Je suis fatigué, mais maintenant je suis éveillé . And I don’t know how it happened, but it did. In a mood to write for Self after a little editing of the Tours article, and helping Jack with his toilet mastery a bit. Saturday at the winery, assured business and a bit of frenzy, no doubt. I’m trying to write faster and with more accuracy, showing you reader what it’s like to be a writing father. Of course, no run this morning from me. and I could scream at myself. Didn’t even set my goddamn alarm… et pourquoi?! Distractions, deciding to open one of my ’12 wines, not sure which one it was as they became jumbled in the move to this Autumn Walk stronghold. Only had a glass, maybe a glass and a half, but still that’s enough to make waking at mother-in-law hour nearly impossible. But no alarm so what does it matter?
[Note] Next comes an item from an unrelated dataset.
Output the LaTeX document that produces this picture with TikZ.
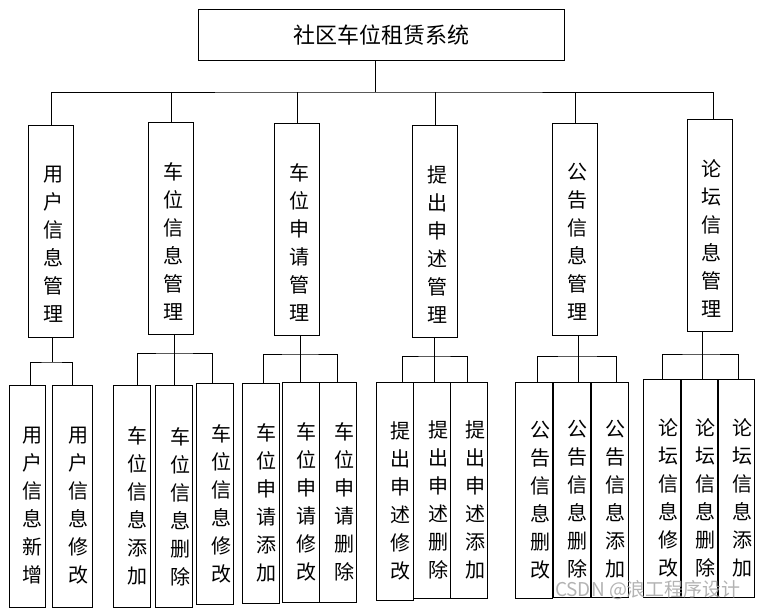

6:56… no coffee in house, that too has to change, but I quite like this morning for some reason typing to no caffeine. Depriving myself that heated palate eros.. somehow contributed to my Zen at the moment. Oh if I could have the day to myself, have the time to run and finish these article edits and just write for hours into the Massamen novel. That’s what it is, what it’s all about and around what it ever-revolves: bloody time! Maybe I should run after work– no! Make yourself get up early.. come home, eat a bit, put on running gear, and go to bed. Earlier than Alice, even. That;s what a running/writing father has to do. Jack in front of me in the little chair we bought him, his first xmas, and he’s content in a way I wish I could be at my decayed age. When first downstairs, he shot directly to his seat, placed en face de his little toy chest with his cars atop, serving and looking like his desk or workbench. He meant business, my little Beat, and he wanted to play and watch his fancied cartoons.
Now I wait for coffee, think about the other two articles, papers I already have to grade, running… not much wine, or wine industry.. but the short fiction café, I want to stay longer.. more short-shorts, sketches, vignettes.. just write all day. Can you imagine? Me in my office with coffee and sparkling lime or lemon water as I usually enjoy. This morning I’m filled with unusually dinosauric confidence and sight.. see the blog expanding unexpectedly, writing later to pictures I posted prior (Earlier in day or couple days prior..).. and just writing, teaching through my writing and not in some box, some sterile institution bowl. I’m Mike Madigan. The writer. And yes I have a blog. But am I blogger, I guess.. off point a bit but I need to write something, show I’m alive and with my own beat, peripatetic in my prose pulse, and aims, what I want to do and how I want to be see– right now Ms. Alice goes for her run and my personage falls knowing I should have been up and running when it was dark. I told her that I’m going out tomorrow morning, and I need her help. She joined my cause and vowed to aid me in getting to bed early. So.. I will run. I will run. In that early hour and see the sun take stage… so, so, tremendously musical, its lyric composition, for me to enjoy.